**Written request:** Write each line of the material exactly as given, from the top through the line that contains "(0,0) rectangle (1151,693);", and omit all pictures.

**Data provided:**
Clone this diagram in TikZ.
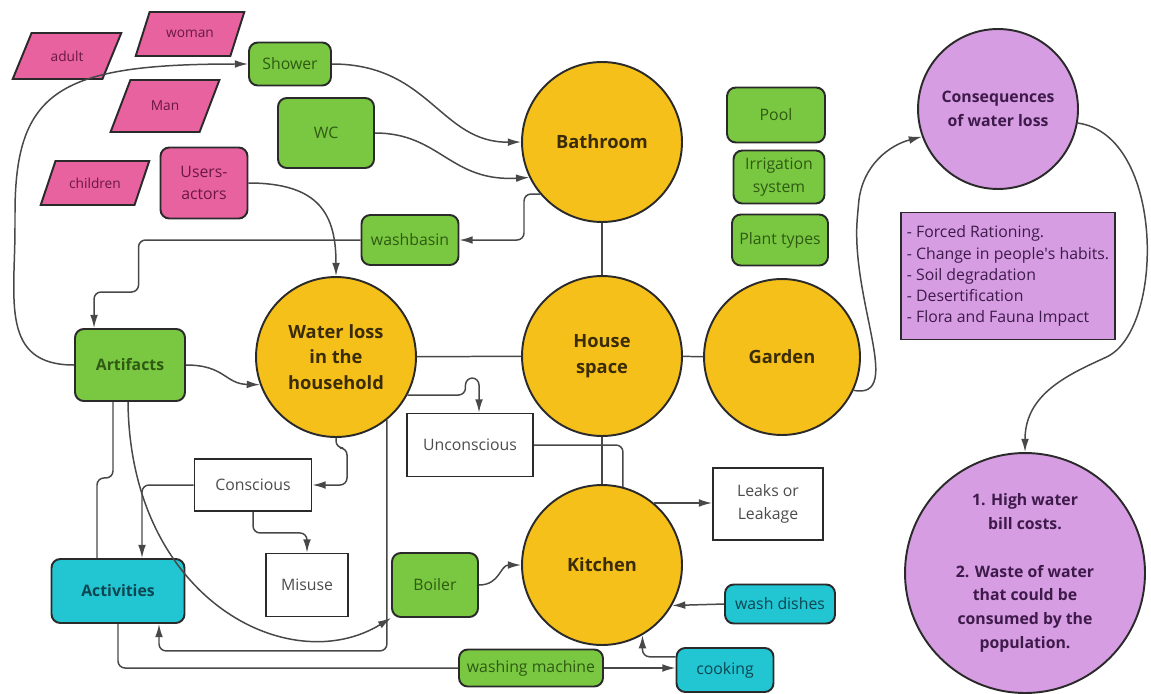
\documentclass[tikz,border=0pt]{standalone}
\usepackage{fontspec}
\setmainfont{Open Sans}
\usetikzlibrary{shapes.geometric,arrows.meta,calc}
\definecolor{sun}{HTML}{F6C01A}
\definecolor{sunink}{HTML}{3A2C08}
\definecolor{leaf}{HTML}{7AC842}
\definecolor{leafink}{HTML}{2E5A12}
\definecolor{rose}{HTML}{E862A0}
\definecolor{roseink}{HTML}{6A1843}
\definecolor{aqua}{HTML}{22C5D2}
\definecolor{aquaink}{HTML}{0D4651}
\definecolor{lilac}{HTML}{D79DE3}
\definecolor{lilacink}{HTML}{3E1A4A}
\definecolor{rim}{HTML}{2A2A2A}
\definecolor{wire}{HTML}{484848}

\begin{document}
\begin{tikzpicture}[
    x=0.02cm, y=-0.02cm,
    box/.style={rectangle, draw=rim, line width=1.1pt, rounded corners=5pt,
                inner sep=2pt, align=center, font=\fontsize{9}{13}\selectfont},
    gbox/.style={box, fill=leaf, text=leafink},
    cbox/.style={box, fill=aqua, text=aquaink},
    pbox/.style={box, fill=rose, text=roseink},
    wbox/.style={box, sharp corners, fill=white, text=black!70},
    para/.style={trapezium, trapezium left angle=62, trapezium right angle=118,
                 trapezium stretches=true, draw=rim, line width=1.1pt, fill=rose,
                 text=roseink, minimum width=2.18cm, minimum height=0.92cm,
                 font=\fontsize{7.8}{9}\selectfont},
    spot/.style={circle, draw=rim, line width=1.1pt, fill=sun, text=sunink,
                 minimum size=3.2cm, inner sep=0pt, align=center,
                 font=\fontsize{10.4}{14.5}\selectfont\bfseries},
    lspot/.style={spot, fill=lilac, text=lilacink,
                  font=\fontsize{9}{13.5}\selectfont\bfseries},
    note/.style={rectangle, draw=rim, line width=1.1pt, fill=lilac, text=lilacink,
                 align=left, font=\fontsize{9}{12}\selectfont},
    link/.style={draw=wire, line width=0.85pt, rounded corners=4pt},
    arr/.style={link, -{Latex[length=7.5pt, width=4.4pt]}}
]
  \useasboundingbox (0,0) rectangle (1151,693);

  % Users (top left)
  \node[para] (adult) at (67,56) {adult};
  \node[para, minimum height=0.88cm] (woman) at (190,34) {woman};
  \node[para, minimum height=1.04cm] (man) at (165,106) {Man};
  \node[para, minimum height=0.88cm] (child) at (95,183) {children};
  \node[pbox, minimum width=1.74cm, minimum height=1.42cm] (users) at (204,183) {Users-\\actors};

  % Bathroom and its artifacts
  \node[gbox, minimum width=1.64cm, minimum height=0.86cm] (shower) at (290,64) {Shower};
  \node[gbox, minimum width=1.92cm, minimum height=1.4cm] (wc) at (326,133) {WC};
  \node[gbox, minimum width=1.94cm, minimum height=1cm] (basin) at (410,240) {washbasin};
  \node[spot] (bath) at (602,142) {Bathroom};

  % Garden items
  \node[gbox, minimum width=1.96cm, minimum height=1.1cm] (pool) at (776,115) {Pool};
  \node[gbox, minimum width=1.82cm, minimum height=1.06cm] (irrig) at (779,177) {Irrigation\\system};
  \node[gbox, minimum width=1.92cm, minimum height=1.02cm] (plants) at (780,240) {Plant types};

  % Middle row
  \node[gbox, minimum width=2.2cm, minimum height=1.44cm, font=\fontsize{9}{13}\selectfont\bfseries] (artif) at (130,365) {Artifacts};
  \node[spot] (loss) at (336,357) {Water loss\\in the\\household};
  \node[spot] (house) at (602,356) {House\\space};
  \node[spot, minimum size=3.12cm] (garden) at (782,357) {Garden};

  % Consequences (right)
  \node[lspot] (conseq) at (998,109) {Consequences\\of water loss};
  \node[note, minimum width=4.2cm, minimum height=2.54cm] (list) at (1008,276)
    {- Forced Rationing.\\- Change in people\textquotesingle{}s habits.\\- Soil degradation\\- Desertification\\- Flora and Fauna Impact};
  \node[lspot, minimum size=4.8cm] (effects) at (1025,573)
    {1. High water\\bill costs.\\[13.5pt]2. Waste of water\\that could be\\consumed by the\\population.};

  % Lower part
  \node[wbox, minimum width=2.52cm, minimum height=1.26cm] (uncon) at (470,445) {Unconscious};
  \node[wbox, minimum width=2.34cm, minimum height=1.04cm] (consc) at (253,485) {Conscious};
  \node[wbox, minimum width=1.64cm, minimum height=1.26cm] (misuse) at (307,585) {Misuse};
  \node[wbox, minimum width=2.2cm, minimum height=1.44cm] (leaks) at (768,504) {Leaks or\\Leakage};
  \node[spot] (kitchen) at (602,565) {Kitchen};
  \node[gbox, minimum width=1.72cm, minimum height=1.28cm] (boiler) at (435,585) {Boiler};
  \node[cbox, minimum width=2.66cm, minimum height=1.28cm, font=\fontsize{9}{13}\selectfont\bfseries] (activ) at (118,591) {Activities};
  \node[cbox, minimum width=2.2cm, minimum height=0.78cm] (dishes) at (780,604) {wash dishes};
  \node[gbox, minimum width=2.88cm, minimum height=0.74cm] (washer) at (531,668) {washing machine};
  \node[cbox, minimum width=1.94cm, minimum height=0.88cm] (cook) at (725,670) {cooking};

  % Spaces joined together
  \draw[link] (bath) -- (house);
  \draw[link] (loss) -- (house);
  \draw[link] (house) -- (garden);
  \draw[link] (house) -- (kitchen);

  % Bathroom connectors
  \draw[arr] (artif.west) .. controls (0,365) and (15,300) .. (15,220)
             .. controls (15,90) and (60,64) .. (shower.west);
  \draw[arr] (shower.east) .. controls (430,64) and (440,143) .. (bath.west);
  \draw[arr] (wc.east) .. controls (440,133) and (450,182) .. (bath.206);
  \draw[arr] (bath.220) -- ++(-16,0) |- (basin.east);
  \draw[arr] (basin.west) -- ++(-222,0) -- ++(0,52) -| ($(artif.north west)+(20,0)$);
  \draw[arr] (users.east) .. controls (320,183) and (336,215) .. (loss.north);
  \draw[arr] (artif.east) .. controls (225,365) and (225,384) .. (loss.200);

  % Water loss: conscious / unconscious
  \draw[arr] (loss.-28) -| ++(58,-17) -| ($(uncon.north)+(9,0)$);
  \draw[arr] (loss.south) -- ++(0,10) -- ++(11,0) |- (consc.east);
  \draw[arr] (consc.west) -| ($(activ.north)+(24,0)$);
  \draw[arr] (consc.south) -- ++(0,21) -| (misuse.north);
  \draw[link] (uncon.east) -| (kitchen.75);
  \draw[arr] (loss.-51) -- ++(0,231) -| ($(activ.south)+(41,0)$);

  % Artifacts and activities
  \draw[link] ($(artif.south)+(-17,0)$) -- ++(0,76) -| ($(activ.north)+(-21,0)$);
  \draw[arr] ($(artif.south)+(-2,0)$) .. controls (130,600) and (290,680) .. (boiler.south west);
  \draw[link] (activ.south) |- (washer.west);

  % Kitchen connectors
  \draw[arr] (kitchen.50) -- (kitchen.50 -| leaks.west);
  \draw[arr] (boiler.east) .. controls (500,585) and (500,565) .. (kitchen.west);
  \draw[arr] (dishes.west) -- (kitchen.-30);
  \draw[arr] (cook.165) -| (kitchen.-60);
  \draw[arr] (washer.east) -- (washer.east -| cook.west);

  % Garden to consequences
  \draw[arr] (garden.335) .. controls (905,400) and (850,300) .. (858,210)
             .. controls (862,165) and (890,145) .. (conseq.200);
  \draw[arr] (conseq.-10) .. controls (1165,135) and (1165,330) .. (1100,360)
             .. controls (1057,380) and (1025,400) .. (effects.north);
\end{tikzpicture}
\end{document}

**Answer to this exercise:**
Clone this diagram in TikZ.
\documentclass[tikz,border=0pt]{standalone}
\usepackage{fontspec}
\setmainfont{Open Sans}
\usetikzlibrary{shapes.geometric,arrows.meta,calc}
\definecolor{sun}{HTML}{F6C01A}
\definecolor{sunink}{HTML}{3A2C08}
\definecolor{leaf}{HTML}{7AC842}
\definecolor{leafink}{HTML}{2E5A12}
\definecolor{rose}{HTML}{E862A0}
\definecolor{roseink}{HTML}{6A1843}
\definecolor{aqua}{HTML}{22C5D2}
\definecolor{aquaink}{HTML}{0D4651}
\definecolor{lilac}{HTML}{D79DE3}
\definecolor{lilacink}{HTML}{3E1A4A}
\definecolor{rim}{HTML}{2A2A2A}
\definecolor{wire}{HTML}{484848}

\begin{document}
\begin{tikzpicture}[
    x=0.02cm, y=-0.02cm,
    box/.style={rectangle, draw=rim, line width=1.1pt, rounded corners=5pt,
                inner sep=2pt, align=center, font=\fontsize{9}{13}\selectfont},
    gbox/.style={box, fill=leaf, text=leafink},
    cbox/.style={box, fill=aqua, text=aquaink},
    pbox/.style={box, fill=rose, text=roseink},
    wbox/.style={box, sharp corners, fill=white, text=black!70},
    para/.style={trapezium, trapezium left angle=62, trapezium right angle=118,
                 trapezium stretches=true, draw=rim, line width=1.1pt, fill=rose,
                 text=roseink, minimum width=2.18cm, minimum height=0.92cm,
                 font=\fontsize{7.8}{9}\selectfont},
    spot/.style={circle, draw=rim, line width=1.1pt, fill=sun, text=sunink,
                 minimum size=3.2cm, inner sep=0pt, align=center,
                 font=\fontsize{10.4}{14.5}\selectfont\bfseries},
    lspot/.style={spot, fill=lilac, text=lilacink,
                  font=\fontsize{9}{13.5}\selectfont\bfseries},
    note/.style={rectangle, draw=rim, line width=1.1pt, fill=lilac, text=lilacink,
                 align=left, font=\fontsize{9}{12}\selectfont},
    link/.style={draw=wire, line width=0.85pt, rounded corners=4pt},
    arr/.style={link, -{Latex[length=7.5pt, width=4.4pt]}}
]
  \useasboundingbox (0,0) rectangle (1151,693);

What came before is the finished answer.